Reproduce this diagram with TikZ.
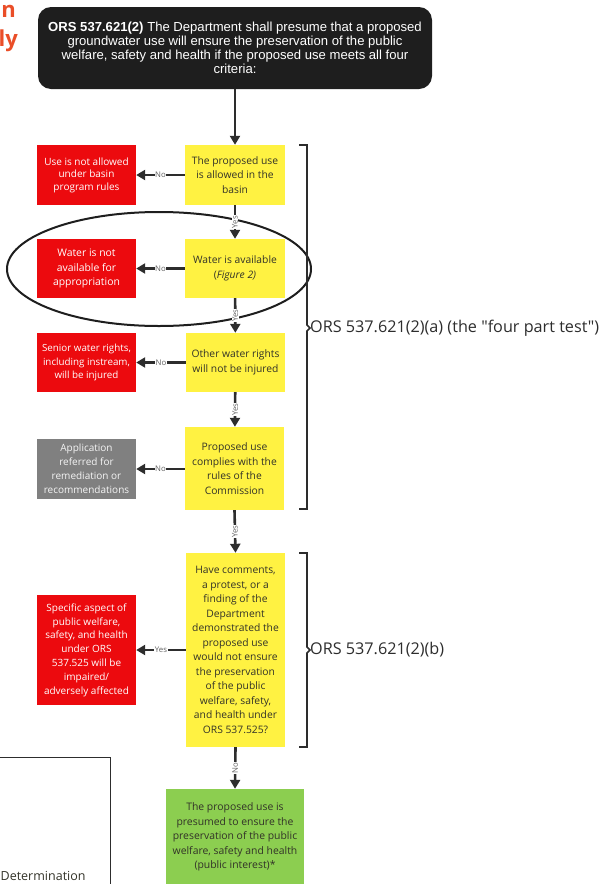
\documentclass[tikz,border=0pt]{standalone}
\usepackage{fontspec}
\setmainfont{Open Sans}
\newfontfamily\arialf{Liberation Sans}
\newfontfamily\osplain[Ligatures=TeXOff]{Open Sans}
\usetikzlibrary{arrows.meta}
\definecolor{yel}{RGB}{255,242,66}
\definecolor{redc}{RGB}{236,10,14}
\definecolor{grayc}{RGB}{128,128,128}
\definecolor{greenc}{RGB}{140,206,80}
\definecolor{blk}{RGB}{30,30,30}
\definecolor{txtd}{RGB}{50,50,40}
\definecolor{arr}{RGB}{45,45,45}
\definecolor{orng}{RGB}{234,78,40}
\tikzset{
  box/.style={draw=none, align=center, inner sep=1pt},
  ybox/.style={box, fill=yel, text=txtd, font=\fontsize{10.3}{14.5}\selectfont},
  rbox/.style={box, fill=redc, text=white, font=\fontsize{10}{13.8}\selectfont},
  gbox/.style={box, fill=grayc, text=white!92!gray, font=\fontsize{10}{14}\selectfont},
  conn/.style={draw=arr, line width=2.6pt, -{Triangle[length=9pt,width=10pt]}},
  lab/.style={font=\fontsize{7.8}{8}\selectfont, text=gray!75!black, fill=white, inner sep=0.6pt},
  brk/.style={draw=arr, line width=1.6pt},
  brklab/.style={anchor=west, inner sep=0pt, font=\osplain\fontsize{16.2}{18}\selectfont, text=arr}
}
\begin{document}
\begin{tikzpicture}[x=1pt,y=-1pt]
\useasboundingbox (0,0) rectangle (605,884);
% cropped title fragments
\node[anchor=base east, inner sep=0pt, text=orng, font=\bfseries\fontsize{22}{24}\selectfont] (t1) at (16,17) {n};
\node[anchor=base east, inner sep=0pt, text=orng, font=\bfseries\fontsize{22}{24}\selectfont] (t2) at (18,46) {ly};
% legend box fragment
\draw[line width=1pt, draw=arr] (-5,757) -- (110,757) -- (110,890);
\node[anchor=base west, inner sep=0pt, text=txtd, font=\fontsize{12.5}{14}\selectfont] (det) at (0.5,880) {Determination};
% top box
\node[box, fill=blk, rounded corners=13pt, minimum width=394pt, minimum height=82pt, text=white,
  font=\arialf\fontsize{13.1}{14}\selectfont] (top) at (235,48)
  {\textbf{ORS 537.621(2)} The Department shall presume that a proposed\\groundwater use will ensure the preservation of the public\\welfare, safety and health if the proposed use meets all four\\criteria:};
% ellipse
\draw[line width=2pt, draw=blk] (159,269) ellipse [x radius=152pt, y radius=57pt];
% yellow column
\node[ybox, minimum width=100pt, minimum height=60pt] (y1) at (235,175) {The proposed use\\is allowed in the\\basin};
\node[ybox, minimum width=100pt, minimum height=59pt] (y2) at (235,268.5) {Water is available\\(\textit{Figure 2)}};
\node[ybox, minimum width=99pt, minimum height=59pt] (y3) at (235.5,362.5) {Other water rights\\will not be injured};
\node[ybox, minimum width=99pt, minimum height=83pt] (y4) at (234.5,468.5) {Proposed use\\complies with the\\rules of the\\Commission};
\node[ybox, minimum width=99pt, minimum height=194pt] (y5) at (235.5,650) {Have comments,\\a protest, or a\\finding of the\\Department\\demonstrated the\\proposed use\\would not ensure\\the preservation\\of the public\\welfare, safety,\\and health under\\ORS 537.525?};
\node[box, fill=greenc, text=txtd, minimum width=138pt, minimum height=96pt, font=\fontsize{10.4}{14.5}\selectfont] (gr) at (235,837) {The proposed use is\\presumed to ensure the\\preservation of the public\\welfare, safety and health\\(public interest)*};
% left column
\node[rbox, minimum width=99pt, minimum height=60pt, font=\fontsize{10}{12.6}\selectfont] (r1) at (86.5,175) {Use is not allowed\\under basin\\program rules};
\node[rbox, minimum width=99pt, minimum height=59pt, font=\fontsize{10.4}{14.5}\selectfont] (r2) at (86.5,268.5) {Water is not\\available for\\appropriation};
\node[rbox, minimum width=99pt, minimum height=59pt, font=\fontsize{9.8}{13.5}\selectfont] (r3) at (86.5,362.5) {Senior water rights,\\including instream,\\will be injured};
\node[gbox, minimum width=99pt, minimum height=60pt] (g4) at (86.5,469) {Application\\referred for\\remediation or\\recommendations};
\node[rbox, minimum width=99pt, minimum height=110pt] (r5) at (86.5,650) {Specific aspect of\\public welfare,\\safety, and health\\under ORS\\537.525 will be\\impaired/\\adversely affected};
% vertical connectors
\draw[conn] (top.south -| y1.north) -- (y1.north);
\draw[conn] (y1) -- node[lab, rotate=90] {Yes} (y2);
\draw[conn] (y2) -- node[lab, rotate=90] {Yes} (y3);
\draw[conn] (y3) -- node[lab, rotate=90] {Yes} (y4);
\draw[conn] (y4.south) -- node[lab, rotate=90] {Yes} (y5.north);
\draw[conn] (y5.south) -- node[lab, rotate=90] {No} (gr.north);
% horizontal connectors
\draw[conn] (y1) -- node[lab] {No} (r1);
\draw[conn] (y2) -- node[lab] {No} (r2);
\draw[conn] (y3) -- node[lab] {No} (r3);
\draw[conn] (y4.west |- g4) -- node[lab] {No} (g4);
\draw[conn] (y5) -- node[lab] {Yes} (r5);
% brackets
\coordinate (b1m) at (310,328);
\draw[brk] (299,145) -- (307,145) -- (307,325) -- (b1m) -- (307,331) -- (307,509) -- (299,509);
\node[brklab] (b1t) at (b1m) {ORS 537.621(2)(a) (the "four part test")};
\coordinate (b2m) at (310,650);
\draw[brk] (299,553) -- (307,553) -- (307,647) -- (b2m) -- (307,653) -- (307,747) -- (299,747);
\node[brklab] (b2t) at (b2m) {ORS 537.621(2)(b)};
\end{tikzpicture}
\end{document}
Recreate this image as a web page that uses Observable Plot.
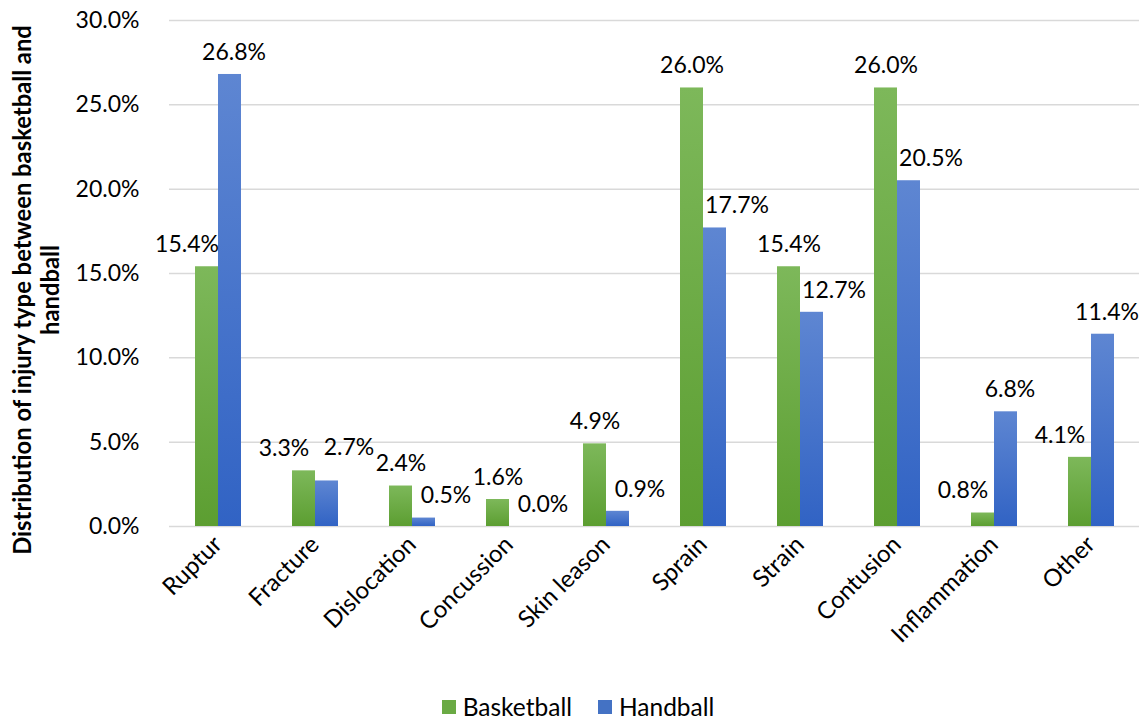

SET TASK
Restate each entry word for word, leaving out any pictures.

THE ANSWER
Reproduce this diagram with TikZ.
\documentclass[tikz,border=0pt]{standalone}
\usepackage{fontspec}
\setmainfont{Open Sans}
\newfontfamily\arialf{Liberation Sans}
\newfontfamily\osplain[Ligatures=TeXOff]{Open Sans}
\usetikzlibrary{arrows.meta}
\definecolor{yel}{RGB}{255,242,66}
\definecolor{redc}{RGB}{236,10,14}
\definecolor{grayc}{RGB}{128,128,128}
\definecolor{greenc}{RGB}{140,206,80}
\definecolor{blk}{RGB}{30,30,30}
\definecolor{txtd}{RGB}{50,50,40}
\definecolor{arr}{RGB}{45,45,45}
\definecolor{orng}{RGB}{234,78,40}
\tikzset{
  box/.style={draw=none, align=center, inner sep=1pt},
  ybox/.style={box, fill=yel, text=txtd, font=\fontsize{10.3}{14.5}\selectfont},
  rbox/.style={box, fill=redc, text=white, font=\fontsize{10}{13.8}\selectfont},
  gbox/.style={box, fill=grayc, text=white!92!gray, font=\fontsize{10}{14}\selectfont},
  conn/.style={draw=arr, line width=2.6pt, -{Triangle[length=9pt,width=10pt]}},
  lab/.style={font=\fontsize{7.8}{8}\selectfont, text=gray!75!black, fill=white, inner sep=0.6pt},
  brk/.style={draw=arr, line width=1.6pt},
  brklab/.style={anchor=west, inner sep=0pt, font=\osplain\fontsize{16.2}{18}\selectfont, text=arr}
}
\begin{document}
\begin{tikzpicture}[x=1pt,y=-1pt]
\useasboundingbox (0,0) rectangle (605,884);
% cropped title fragments
\node[anchor=base east, inner sep=0pt, text=orng, font=\bfseries\fontsize{22}{24}\selectfont] (t1) at (16,17) {n};
\node[anchor=base east, inner sep=0pt, text=orng, font=\bfseries\fontsize{22}{24}\selectfont] (t2) at (18,46) {ly};
% legend box fragment
\draw[line width=1pt, draw=arr] (-5,757) -- (110,757) -- (110,890);
\node[anchor=base west, inner sep=0pt, text=txtd, font=\fontsize{12.5}{14}\selectfont] (det) at (0.5,880) {Determination};
% top box
\node[box, fill=blk, rounded corners=13pt, minimum width=394pt, minimum height=82pt, text=white,
  font=\arialf\fontsize{13.1}{14}\selectfont] (top) at (235,48)
  {\textbf{ORS 537.621(2)} The Department shall presume that a proposed\\groundwater use will ensure the preservation of the public\\welfare, safety and health if the proposed use meets all four\\criteria:};
% ellipse
\draw[line width=2pt, draw=blk] (159,269) ellipse [x radius=152pt, y radius=57pt];
% yellow column
\node[ybox, minimum width=100pt, minimum height=60pt] (y1) at (235,175) {The proposed use\\is allowed in the\\basin};
\node[ybox, minimum width=100pt, minimum height=59pt] (y2) at (235,268.5) {Water is available\\(\textit{Figure 2)}};
\node[ybox, minimum width=99pt, minimum height=59pt] (y3) at (235.5,362.5) {Other water rights\\will not be injured};
\node[ybox, minimum width=99pt, minimum height=83pt] (y4) at (234.5,468.5) {Proposed use\\complies with the\\rules of the\\Commission};
\node[ybox, minimum width=99pt, minimum height=194pt] (y5) at (235.5,650) {Have comments,\\a protest, or a\\finding of the\\Department\\demonstrated the\\proposed use\\would not ensure\\the preservation\\of the public\\welfare, safety,\\and health under\\ORS 537.525?};
\node[box, fill=greenc, text=txtd, minimum width=138pt, minimum height=96pt, font=\fontsize{10.4}{14.5}\selectfont] (gr) at (235,837) {The proposed use is\\presumed to ensure the\\preservation of the public\\welfare, safety and health\\(public interest)*};
% left column
\node[rbox, minimum width=99pt, minimum height=60pt, font=\fontsize{10}{12.6}\selectfont] (r1) at (86.5,175) {Use is not allowed\\under basin\\program rules};
\node[rbox, minimum width=99pt, minimum height=59pt, font=\fontsize{10.4}{14.5}\selectfont] (r2) at (86.5,268.5) {Water is not\\available for\\appropriation};
\node[rbox, minimum width=99pt, minimum height=59pt, font=\fontsize{9.8}{13.5}\selectfont] (r3) at (86.5,362.5) {Senior water rights,\\including instream,\\will be injured};
\node[gbox, minimum width=99pt, minimum height=60pt] (g4) at (86.5,469) {Application\\referred for\\remediation or\\recommendations};
\node[rbox, minimum width=99pt, minimum height=110pt] (r5) at (86.5,650) {Specific aspect of\\public welfare,\\safety, and health\\under ORS\\537.525 will be\\impaired/\\adversely affected};
% vertical connectors
\draw[conn] (top.south -| y1.north) -- (y1.north);
\draw[conn] (y1) -- node[lab, rotate=90] {Yes} (y2);
\draw[conn] (y2) -- node[lab, rotate=90] {Yes} (y3);
\draw[conn] (y3) -- node[lab, rotate=90] {Yes} (y4);
\draw[conn] (y4.south) -- node[lab, rotate=90] {Yes} (y5.north);
\draw[conn] (y5.south) -- node[lab, rotate=90] {No} (gr.north);
% horizontal connectors
\draw[conn] (y1) -- node[lab] {No} (r1);
\draw[conn] (y2) -- node[lab] {No} (r2);
\draw[conn] (y3) -- node[lab] {No} (r3);
\draw[conn] (y4.west |- g4) -- node[lab] {No} (g4);
\draw[conn] (y5) -- node[lab] {Yes} (r5);
% brackets
\coordinate (b1m) at (310,328);
\draw[brk] (299,145) -- (307,145) -- (307,325) -- (b1m) -- (307,331) -- (307,509) -- (299,509);
\node[brklab] (b1t) at (b1m) {ORS 537.621(2)(a) (the "four part test")};
\coordinate (b2m) at (310,650);
\draw[brk] (299,553) -- (307,553) -- (307,647) -- (b2m) -- (307,653) -- (307,747) -- (299,747);
\node[brklab] (b2t) at (b2m) {ORS 537.621(2)(b)};
\end{tikzpicture}
\end{document}
Recreate this image as a web page that uses Observable Plot.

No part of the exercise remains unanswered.